First, the typical Israeli rules of engagement included a warning and declaration period of the coming, impeding war. Women, children, the elderly, and others who wished could easily flee far ahead of the fully announced military attack. Only those who (or whose parents) stubbornly remained would face war and its outcome.

Second, in the case of Amalek, it has already been shown that the entire culture had been corrupted by the sin of the adults. From the perspective of eternity, there was no hope for any child who was left behind. Scripture implies that young children who die go to be with the Lord (cf. 2 Sam. 12:23), so while some children may have been killed in war, they were ultimately saved by God from becoming what their parents were.

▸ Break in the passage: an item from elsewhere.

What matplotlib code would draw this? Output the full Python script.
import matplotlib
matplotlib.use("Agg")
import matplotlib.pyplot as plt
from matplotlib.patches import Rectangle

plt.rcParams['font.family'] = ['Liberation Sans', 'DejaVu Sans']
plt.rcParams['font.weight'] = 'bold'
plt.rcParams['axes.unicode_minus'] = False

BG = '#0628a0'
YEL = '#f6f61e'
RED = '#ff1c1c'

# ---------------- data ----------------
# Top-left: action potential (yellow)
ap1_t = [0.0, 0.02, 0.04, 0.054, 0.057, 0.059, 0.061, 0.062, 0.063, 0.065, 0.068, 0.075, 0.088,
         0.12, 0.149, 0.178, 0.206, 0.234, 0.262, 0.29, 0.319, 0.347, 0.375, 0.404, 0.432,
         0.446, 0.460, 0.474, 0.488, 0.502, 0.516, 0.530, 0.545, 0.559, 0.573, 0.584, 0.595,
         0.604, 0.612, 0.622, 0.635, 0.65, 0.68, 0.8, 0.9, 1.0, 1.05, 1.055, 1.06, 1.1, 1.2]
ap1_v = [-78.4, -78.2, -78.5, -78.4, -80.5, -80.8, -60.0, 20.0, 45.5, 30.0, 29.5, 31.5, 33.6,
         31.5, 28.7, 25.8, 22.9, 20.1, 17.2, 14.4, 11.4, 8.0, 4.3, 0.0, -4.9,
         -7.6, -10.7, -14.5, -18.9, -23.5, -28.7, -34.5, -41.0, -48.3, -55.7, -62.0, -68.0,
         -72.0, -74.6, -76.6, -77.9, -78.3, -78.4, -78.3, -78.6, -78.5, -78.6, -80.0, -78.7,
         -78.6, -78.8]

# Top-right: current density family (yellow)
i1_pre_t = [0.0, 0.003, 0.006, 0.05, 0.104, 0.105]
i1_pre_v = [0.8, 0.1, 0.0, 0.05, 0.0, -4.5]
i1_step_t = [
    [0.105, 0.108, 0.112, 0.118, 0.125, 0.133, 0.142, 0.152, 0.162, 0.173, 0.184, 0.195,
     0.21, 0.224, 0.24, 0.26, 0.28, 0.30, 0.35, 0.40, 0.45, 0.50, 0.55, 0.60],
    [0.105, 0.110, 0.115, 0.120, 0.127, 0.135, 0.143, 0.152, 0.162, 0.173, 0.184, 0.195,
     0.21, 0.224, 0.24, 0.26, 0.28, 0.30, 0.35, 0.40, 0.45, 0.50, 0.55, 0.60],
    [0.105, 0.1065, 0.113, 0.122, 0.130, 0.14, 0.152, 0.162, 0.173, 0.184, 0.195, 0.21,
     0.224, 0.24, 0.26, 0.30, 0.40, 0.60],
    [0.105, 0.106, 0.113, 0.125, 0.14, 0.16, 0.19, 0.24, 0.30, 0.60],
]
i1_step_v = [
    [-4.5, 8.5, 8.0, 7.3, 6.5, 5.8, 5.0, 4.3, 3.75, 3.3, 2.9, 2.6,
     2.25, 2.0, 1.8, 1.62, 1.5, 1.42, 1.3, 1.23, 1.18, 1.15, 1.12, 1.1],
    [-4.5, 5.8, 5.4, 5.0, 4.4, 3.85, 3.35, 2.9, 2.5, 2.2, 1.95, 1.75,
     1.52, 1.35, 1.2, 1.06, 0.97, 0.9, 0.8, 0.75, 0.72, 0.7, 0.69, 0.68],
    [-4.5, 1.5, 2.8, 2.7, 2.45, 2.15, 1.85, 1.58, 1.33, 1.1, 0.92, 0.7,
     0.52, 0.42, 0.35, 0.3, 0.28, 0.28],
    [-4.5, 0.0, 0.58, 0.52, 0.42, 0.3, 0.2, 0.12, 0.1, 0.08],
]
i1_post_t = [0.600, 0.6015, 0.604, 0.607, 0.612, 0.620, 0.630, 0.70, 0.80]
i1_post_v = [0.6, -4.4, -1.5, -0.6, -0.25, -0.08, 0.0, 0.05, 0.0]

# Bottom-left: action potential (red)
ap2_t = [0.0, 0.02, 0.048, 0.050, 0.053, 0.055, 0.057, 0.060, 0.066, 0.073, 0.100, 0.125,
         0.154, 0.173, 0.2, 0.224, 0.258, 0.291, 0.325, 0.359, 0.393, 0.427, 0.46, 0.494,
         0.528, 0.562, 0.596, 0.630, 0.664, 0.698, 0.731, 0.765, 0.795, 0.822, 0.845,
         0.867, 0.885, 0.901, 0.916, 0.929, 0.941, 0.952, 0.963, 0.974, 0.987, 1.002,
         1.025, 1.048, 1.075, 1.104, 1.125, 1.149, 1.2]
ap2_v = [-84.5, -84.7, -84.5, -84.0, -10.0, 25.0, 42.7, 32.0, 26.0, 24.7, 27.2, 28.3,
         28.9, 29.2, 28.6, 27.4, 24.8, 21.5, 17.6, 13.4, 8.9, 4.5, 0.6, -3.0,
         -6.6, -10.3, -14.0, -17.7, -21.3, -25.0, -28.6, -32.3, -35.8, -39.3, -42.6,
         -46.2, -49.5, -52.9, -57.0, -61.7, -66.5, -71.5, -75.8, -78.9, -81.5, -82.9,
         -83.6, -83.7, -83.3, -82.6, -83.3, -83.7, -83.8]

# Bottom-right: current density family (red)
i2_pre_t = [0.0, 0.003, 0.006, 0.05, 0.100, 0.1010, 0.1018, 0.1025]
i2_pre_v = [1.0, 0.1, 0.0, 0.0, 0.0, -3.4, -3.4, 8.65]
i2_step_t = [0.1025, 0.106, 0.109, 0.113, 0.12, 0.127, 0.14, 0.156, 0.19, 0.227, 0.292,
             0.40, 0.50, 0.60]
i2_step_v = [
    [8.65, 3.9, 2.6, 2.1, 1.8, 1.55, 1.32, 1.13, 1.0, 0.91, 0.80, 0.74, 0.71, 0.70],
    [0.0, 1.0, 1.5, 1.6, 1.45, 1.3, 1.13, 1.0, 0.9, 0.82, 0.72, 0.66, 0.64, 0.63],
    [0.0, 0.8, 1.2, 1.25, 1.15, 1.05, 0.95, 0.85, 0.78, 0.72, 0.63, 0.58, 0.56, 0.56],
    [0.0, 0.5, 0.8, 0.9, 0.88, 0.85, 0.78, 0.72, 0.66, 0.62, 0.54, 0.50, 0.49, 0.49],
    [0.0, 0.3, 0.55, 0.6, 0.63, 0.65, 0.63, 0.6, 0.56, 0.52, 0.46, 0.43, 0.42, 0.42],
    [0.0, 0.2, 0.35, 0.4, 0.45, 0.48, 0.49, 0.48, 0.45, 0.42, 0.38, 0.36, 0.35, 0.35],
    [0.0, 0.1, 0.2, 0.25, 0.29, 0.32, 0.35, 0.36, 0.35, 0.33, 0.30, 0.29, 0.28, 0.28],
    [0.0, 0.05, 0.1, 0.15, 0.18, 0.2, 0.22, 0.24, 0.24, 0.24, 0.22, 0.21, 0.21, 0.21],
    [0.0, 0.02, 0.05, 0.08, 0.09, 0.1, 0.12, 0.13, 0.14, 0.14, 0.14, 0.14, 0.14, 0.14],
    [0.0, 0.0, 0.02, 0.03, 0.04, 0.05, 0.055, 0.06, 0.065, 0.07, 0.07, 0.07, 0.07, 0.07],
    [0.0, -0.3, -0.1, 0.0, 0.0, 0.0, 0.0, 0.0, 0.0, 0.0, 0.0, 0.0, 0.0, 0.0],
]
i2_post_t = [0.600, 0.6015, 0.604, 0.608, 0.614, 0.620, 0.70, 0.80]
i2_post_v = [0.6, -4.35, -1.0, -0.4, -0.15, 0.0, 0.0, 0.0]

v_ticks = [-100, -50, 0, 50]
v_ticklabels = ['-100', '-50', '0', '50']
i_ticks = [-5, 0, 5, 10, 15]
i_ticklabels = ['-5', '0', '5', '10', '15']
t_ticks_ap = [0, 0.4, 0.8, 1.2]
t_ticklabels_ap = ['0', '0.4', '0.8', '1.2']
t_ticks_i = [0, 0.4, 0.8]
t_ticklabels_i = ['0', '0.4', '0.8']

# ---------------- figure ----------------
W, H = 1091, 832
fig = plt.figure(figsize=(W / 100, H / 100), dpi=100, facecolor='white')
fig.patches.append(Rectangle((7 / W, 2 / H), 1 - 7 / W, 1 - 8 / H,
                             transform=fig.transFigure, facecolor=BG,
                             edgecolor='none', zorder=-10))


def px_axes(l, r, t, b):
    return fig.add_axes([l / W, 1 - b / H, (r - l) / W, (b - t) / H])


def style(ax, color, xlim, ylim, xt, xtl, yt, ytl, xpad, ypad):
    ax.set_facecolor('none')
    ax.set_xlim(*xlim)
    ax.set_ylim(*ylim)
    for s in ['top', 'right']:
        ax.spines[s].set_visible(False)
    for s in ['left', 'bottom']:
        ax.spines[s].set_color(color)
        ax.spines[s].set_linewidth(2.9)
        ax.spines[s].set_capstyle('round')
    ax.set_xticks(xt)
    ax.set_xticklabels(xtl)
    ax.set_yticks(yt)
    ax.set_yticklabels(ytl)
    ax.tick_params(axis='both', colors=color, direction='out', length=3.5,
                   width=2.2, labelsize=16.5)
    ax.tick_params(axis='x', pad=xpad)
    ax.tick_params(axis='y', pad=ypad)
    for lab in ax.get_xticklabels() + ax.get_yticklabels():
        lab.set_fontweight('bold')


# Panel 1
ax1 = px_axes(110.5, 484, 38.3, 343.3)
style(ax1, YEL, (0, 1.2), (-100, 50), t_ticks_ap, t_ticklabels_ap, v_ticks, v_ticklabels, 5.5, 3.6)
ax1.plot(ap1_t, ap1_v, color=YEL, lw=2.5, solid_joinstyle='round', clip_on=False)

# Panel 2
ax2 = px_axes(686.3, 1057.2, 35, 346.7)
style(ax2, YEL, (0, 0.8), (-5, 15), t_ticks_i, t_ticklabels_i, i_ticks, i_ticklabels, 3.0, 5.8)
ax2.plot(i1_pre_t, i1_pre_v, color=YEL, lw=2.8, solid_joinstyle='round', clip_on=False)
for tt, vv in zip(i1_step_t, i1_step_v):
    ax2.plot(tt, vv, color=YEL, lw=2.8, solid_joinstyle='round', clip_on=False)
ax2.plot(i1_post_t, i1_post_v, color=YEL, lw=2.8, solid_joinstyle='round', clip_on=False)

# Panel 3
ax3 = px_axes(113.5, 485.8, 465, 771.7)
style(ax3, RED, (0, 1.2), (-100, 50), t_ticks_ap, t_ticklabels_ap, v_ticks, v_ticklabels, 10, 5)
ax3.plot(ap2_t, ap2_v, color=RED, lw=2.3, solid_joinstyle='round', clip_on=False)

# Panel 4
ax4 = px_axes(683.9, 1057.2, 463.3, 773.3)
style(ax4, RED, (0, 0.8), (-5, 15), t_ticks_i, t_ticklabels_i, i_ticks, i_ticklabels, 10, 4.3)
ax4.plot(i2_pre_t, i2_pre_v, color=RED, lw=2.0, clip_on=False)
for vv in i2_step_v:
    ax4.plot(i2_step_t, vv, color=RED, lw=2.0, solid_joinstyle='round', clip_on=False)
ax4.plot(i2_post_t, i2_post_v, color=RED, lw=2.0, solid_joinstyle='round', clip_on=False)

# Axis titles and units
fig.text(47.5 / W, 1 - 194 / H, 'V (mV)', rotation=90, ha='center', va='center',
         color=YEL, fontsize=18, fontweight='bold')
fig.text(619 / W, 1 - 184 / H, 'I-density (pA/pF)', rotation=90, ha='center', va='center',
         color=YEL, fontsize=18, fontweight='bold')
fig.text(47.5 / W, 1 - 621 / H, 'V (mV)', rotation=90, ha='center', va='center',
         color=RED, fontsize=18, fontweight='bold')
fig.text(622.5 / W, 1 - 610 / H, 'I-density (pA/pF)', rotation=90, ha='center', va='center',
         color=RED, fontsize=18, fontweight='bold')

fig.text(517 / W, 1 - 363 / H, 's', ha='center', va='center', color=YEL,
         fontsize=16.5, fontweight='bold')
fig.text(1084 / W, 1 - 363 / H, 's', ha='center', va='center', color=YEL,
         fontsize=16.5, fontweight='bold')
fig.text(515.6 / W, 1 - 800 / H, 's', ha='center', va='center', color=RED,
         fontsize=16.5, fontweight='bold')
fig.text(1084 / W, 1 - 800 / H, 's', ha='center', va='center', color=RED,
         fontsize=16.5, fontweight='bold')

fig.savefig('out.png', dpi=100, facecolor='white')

Last, socially and physically, the fate of children throughout history has always rested with their parents, whether they were in good hands (in the case of Noah) or bad (Amalek). The actions of the parents were the final determinant in the temporal/earthly well-being of the children.

Conclusion

After carefully examining the chief Old Testament examples that atheists use to label God as unjust, it has been demonstrated that their criticisms and characterizations are unfounded, and their understanding of the various situations is flawed. Further, rather than living up to Dawkin’s caricature of being a vindictive, impatient, quick-tempered, and bloodthirsty deity, the image of God that instead emerges from the Old Testament after a thorough study is just the opposite; God is portrayed as forgiving, patient, and slow to bring forth judgment. However, He is also revealed to be a holy, just, and righteous God who will bring justice about in His time.  In short, the God of the Old Testament matches the God of the New Testament.

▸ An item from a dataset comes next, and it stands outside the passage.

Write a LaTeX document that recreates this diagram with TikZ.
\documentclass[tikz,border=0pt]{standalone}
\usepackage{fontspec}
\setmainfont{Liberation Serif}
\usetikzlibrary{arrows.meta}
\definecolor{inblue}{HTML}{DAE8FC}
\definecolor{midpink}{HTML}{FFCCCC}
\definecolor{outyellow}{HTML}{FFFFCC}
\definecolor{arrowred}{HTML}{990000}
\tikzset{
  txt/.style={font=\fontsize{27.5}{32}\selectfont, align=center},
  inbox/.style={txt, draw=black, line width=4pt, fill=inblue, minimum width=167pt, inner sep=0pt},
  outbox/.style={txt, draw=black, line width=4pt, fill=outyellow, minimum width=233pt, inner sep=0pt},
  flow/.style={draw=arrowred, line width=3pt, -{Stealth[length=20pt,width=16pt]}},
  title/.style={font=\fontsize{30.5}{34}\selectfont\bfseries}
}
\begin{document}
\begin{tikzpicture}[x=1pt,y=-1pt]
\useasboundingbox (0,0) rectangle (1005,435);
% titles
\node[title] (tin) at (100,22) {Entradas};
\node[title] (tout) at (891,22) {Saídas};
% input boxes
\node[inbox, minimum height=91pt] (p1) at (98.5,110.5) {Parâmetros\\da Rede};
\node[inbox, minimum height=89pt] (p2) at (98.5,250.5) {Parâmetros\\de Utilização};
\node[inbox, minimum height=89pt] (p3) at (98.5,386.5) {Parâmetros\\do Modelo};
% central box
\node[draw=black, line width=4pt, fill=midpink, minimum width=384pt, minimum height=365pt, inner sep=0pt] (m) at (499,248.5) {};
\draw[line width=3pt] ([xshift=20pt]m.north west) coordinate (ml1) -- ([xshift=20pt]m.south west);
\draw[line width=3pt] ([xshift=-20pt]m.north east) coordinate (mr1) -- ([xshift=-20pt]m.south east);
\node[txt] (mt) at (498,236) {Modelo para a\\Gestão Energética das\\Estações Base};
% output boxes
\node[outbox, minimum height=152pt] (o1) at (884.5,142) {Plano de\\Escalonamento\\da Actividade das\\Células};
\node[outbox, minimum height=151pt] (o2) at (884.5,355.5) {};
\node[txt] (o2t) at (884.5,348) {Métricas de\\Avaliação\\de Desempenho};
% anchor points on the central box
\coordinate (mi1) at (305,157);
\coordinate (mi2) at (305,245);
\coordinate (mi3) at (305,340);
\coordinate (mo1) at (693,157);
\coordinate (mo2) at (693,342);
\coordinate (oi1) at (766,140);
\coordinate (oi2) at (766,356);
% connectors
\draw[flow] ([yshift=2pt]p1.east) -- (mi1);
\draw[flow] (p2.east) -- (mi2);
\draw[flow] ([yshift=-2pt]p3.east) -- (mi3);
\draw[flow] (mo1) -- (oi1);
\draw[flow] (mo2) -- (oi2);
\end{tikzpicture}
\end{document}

While some may argue that correcting the skeptic’s faulty view of God is not that important, quite the opposite is true. An accurate understanding of the nature and characteristics of God is paramount; a fact captured well by A.W. Tozer who writes: “What comes into our minds when we think about God is the most important thing about us. The history of mankind will probably show that no people has ever risen above its religion, and man’s spiritual history will positively demonstrate that no religion has ever been greater than its idea of God.”4

It is true that the Bible contains graphic stories of sin, evil, and death. But it also includes the overarching grand story of love, redemption, and grace. It showcases a God who asks us to not criticize Him about His acts of justice, but instead One who kindly encourages us to come alongside Him and grieve over a world that has misused the gift of freedom given it to do wrong instead of right. When that happens, and God acts in His righteousness, the world discovers that consequences exist for evil behavior, which is something the prophet Isaiah speaks to: “At night my soul longs for You, Indeed, my spirit within me seeks You diligently; for when the earth experiences Your judgments the inhabitants of the world learn righteousness,” (Isaiah 26:9).

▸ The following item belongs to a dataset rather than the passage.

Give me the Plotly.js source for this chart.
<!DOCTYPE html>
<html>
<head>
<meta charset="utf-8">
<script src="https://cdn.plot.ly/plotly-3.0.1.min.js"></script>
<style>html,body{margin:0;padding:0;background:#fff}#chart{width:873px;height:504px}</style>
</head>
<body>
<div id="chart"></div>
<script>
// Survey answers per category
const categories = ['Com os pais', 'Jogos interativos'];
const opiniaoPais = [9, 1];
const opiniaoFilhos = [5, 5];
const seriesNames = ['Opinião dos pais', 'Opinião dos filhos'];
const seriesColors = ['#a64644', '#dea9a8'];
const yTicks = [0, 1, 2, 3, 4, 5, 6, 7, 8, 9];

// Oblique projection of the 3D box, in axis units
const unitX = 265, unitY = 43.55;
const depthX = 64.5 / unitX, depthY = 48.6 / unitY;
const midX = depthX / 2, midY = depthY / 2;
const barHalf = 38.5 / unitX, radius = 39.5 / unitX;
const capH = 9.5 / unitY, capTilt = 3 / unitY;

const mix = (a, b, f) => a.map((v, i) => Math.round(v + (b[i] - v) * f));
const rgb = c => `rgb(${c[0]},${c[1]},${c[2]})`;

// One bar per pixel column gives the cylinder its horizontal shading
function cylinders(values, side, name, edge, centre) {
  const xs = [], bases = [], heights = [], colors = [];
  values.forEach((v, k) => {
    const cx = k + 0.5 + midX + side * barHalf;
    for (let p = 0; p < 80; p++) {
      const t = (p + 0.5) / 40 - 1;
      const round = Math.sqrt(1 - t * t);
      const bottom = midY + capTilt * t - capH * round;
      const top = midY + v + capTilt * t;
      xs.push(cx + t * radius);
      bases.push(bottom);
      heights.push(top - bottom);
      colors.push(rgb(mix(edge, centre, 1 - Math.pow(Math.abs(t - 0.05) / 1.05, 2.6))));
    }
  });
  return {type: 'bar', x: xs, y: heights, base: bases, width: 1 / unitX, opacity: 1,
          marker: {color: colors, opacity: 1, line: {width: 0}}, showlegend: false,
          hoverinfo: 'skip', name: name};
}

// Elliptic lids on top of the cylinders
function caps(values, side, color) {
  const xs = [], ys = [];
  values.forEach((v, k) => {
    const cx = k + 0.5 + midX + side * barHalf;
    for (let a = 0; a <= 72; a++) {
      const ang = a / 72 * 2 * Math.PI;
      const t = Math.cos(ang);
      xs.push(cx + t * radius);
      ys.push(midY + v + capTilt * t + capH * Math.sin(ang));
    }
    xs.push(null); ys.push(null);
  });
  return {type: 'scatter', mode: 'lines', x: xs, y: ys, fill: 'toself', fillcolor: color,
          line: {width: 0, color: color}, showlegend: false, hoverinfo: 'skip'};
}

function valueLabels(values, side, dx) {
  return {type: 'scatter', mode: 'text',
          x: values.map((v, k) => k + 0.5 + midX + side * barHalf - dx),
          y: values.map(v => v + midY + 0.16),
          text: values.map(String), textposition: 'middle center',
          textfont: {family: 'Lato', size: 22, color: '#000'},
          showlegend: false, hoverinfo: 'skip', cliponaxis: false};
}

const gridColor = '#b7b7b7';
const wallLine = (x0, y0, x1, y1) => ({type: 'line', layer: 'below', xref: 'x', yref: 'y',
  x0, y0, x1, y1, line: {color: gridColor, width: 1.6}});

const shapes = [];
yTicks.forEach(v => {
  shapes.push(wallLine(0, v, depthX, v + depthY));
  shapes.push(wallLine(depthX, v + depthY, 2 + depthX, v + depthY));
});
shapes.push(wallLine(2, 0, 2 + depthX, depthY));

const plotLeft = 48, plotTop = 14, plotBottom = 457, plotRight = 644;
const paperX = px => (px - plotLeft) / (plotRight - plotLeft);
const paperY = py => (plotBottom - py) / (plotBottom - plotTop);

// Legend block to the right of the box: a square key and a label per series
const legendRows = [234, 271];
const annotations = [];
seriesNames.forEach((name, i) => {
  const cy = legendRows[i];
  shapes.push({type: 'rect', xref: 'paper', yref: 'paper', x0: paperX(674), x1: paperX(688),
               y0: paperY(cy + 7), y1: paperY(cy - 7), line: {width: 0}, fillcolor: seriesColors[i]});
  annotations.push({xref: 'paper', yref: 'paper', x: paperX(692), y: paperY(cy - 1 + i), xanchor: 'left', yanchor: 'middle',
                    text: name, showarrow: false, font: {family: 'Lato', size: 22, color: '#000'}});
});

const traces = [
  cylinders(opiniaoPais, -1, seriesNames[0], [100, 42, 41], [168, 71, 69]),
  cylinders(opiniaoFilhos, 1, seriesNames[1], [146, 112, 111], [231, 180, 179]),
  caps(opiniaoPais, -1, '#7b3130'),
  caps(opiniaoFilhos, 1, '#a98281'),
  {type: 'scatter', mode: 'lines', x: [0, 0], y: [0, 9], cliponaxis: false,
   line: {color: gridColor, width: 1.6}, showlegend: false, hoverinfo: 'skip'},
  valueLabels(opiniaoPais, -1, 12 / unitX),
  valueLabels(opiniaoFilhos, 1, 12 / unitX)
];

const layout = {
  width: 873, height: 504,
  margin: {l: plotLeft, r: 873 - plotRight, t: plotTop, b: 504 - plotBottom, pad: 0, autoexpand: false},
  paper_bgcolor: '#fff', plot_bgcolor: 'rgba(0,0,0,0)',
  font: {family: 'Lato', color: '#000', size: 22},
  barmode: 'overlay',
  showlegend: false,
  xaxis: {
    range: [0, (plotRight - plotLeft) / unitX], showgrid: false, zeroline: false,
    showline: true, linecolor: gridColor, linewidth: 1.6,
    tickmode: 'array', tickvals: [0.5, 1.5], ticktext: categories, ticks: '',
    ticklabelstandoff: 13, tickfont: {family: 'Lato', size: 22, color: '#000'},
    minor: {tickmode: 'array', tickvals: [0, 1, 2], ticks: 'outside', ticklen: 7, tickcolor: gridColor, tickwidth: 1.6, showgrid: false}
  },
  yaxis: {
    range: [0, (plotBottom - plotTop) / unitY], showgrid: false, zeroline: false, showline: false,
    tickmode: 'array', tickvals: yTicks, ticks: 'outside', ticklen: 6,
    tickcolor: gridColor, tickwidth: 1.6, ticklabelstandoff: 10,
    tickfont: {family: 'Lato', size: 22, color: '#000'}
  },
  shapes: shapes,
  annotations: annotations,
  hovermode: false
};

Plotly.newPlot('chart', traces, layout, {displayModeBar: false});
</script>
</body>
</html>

So is the God of the Old Testament a merciless monster? After a thorough review of the facts, the evidence overwhelmingly demands an answer of ‘no.’

References

References
1 Richard Dawkins, The God Delusion, Great Britain: Bantam Press, 2006, 31.
2 Charles Templeton, Farewell to God, Toronto: McClelland and Stewart, 1999, 71.
3 http://www.goodreads.com/quotes/show/25755.
4 A. W. Tozer, The Knowledge of the Holy, San Francisco: Harper Collins, 1961, 1.